As a general note, as a language designer it behooves you to make your grammar as unambiguous as possible. You should define rules in your grammar to ensure there is only one valid way to parse a given input sequence. However as a library designer, I cannot make the assumption that every grammar implemented with ParserObjects will be always be unambiguous or even that ambiguity is not desired in all cases. Part of the problem you are trying to solve might actually require exploring multiple ambiguous parses of a single input, especially when we start talking about natural language processing or dealing with legacy data file formats. The algorithm allows for ambiguities and I, as the library designer, must try to present them to you in a way that is straight-forward to deal with. The rest is up to you.

Parse Statistics

I’m starting to introduce some basic functionality to get statistics and other metadata about a parse. Right now only the Earley parser implements statistics, and these values are not propagated from parser to parse. If you want to see them, you have to examine the IMultiResult directly coming out of the Earley parser:

var statistics = result.TryGetData<IParseStatistics>().Value;

The values in this object will contain lots of information about how many objects are created and operations are attempted. Right now this is more of a curiosity and an aide for my own personal optimization efforts, but it might be expanded to be more useful in the future.

Also notice that I made this .TryGetData<>() method as general as possible. In the future we might be able to attach other forms of metadata to a parse result as well.

End Sentinels

One of the design principles of input sequences, since the beginning of the library, is that parsing should be able to proceed without having to check at every single input position whether we’ve reached the end of input. I didn’t want every single c = input.GetNext() call on an input sequence to be wrapped in a try/catch block or to be followed by if (IsValid(c)) check. When input sequences reach the end of input, they set a flag .IsAtEnd which can be checked where necessary and they return a special end-sentinel value which can be treated like normal input but probably won’t match any of your grammar rules. In fact all input sequences are effectively “infinite” in that you can continue to read from them past the end of input without issue, but you will just keep getting the end sentinel value over and over again.

In this way, handling of the end of input can be done in a more natural and simple way. There are parsers like the End() parser which match at the end position and fail everywhere else, Any() which does the opposite, and most other parsers would just reject the end-sentinel value as not being a match. You don’t need to write special code all over your parser to detect unexpected end of input. Things will probably just work out the way you expect them to.

Selecting the end sentinel value to use seems straight-forward. You can just use default values for most types, like null for classes or '\0' for chars, etc. But there are times when these defaults don’t make sense. Maybe you’re reading a binary data file where '\0' is used as padding for as a field separator, or you have are reading a stream of tokens and expect a new Token(TokenType.End) not a null value.

As of the 3.1.0 release, all input sequence types in ParserObjects allow for custom end sentinel values.

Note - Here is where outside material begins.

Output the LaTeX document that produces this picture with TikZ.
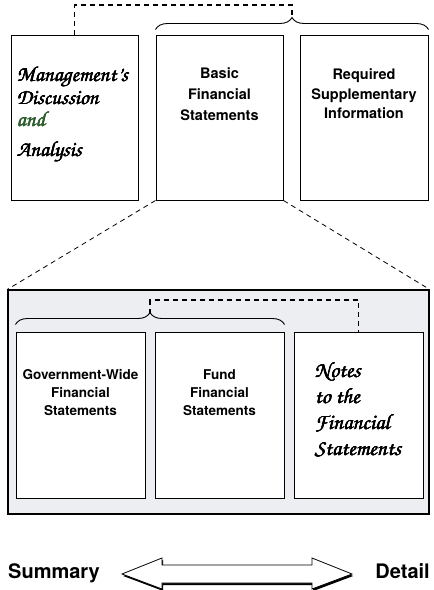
\documentclass[tikz,border=0pt]{standalone}
\usepackage{fontspec}
\setsansfont{TeX Gyre Heros}
\usetikzlibrary{positioning,decorations.pathreplacing}
\definecolor{panel}{HTML}{EDEEF2}
\definecolor{andgreen}{HTML}{2E5E2E}
\newcommand{\scriptface}{\fontencoding{OT1}\fontfamily{pzc}\fontseries{mb}\fontshape{it}\selectfont}
\newcommand{\inked}[1]{\rlap{\kern0.4pt#1}\rlap{\raisebox{0.35pt}{#1}}\rlap{\kern0.2pt\raisebox{-0.2pt}{#1}}#1}
\begin{document}
\begin{tikzpicture}[x=1pt,y=-1pt,
	box/.style={draw,line width=1pt,fill=white,minimum width=128pt,minimum height=165pt,inner sep=0pt},
	heading/.style={font=\sffamily\bfseries\fontsize{14.5}{21}\selectfont,align=center,inner sep=0pt},
	handwrite/.style={font=\scriptface\fontsize{21.5}{23}\selectfont,align=left,inner sep=0pt},
	link/.style={line width=1.2pt,dash pattern=on 5pt off 4pt},
	zoomline/.style={line width=0.8pt,dash pattern=on 5pt off 4pt},
	brace/.style={decorate,decoration={brace,amplitude=12pt},line width=0.9pt}]
	\useasboundingbox (0,0) rectangle (434,590);
	\node[box,minimum width=127pt] (mda) at (74.5,117.5) {};
	\node[box,minimum width=127pt] (bfs) at (219.5,117.5) {};
	\node[box] (rsi) at (364,117.5) {};
	\node[handwrite,anchor=north west,below right=31pt and 6pt of mda.north west] (mdatext) {\inked{Management's}\\\inked{Discussion}\\[-1pt]\inked{\color{andgreen}and}\\[7pt]\inked{Analysis}};
	\node[heading,below=33pt of bfs.north] (bfstext) {Basic\\Financial\\Statements};
	\node[heading,font=\sffamily\bfseries\fontsize{14.5}{19.5}\selectfont,below=34pt of rsi.north] (rsitext) {Required\\Supplementary\\Information};
	\coordinate (toprail) at (0,5);
	\draw[brace] ([yshift=5pt]bfs.north west) -- ([yshift=5pt]rsi.north east) node[midway,coordinate,above=12pt] (toptip) {};
	\draw[link] (mda.north) -- (mda.north |- toprail) -| (toptip);
	\node[draw,line width=1.2pt,fill=panel,minimum width=421pt,minimum height=224pt,inner sep=0pt] (panel) at (218.5,402) {};
	\draw[zoomline] (bfs.south west) -- (panel.north west);
	\draw[zoomline] (bfs.south east) -- (panel.north east);
	\node[box,minimum width=129pt,minimum height=166pt] (gw) at (80.5,415) {};
	\node[box,minimum width=129pt,minimum height=166pt] (fund) at (219.5,415) {};
	\node[box,minimum width=129pt,minimum height=166pt] (notes) at (358.5,415) {};
	\node[heading,font=\sffamily\bfseries\fontsize{13.5}{18}\selectfont,below=38pt of gw.north] (gwtext) {Government-Wide\\Financial\\Statements};
	\node[heading,font=\sffamily\bfseries\fontsize{13.5}{18}\selectfont,below=38pt of fund.north] (fundtext) {Fund\\Financial\\Statements};
	\node[handwrite,font=\scriptface\fontsize{22}{26}\selectfont,anchor=north west,below right=30pt and 21pt of notes.north west] (notestext) {\inked{Notes}\\\inked{to the}\\\inked{Financial}\\\inked{Statements}};
	\coordinate (innerrail) at (0,300);
	\draw[brace] ([yshift=7pt]gw.north west) -- ([yshift=7pt]fund.north east) node[midway,coordinate,above=11pt] (innertip) {};
	\draw[link] (innertip) -- (innertip |- innerrail) -| (notes.north);
	\fill[shift={(1.2,2)}] (122,574) -- (162,558) -- (162,565) -- (312,565) -- (312,558) -- (352,574) -- (312,589) -- (312,583) -- (162,583) -- (162,589) -- cycle;
	\filldraw[fill=white,line width=0.8pt,line join=miter] (122,574) -- (162,558) -- (162,565) -- (312,565) -- (312,558) -- (352,574) -- (312,589) -- (312,583) -- (162,583) -- (162,589) -- cycle;
	\node[font=\sffamily\bfseries\fontsize{20}{24}\selectfont,anchor=base west,inner sep=0pt] (summary) at (8,578) {Summary};
	\node[font=\sffamily\bfseries\fontsize{20}{24}\selectfont,anchor=base east,inner sep=0pt] (detail) at (430,578) {Detail};
\end{tikzpicture}
\end{document}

Here’s an example of setting a custom character as the end sentinel:

parser.Parse("test input", endSentinel: 'X');

Sequence Checkpoint Improvements

ISequence reports both a number of .Consumed input items and a .Location for it’s current position. As of 3.1.0 the ISequenceCheckpoint also includes these values so you can keep track of where those checkpoints point to. This is especially handy for IMultiResult when you have multiple possibilities floating around and want to know what the state is of each.

Line-Ending Normalization

One thing that I’ve always hated about cross-platform software is that simple things like text file line-endings are different. You can’t just read a text file on Linux the same as you can on Windows because one uses '\n' and the other uses "\r\n" for a newline. One requirement that I had with ParserObjects from very early on was that I wanted to abstract away line endings and normalize everything to always just use '\n'. Input sequences all look for "\r\n" (and also just '\r' in case you ever work with a really wonky old file) and replace them with just '\n'. For a lot of text-processing purposes this is great. You can ignore the details of line-endings and just focus on parsing the meaningful text of the file.

However there are a few situations where you might want to keep those pesky '\r' characters around, including utilities where you’re trying to detect which line-endings are in use! With that in mind, ParserObjects now also includes an ability to turn off line-ending normalization:

parser.Parse("test\r\ninput", normalizeLineEndings: false);

Again, I recommend you keep line ending normalization on for most use-cases. You don’t want your parser to break unnecessarily on a new input file just because the person who wrote that file was using a different operating system. Unless '\r' and '\n' characters are specifically meaningful in your context, consider leaving line ending normalization turned on.

Onward

The Earley implementation appears to be, through my own testing, complete and correct. However there are a few opportunities for optimization that I want to explore in the future. There are also several features that I had originally intended to have available in this release but ended up scrapping for various reasons. I had wanted a general-purpose memoization feature and I also wanted to provide an implementation of the GLL parsing algorithm. GLL, like Earley, is also a multi-parser so a lot of the groundwork is laid. I also thought that working on both simultaneously would help to flesh out my abstractions a little better. My initial implementation of GLL left a few questions to answer and presented a few design challenges, so I decided to push that back and focus on something I was more confident about completing. Memoization is likewise something that would be very useful to have, but finding a good and easy way to integrate it into existing parsers and being able to toggle it on or off as desired, created a few design challenges that I wasn’t prepared resolve right now. These things will be the subject of later releases.

Expect a 3.1.1 when inevitable bugs are found. Expect 3.2.0 with some new features that didn’t make it into this release. Expect 4.0.0 when I decide to delete everything in exasperation and fix all my mistakes in a single big rewrite.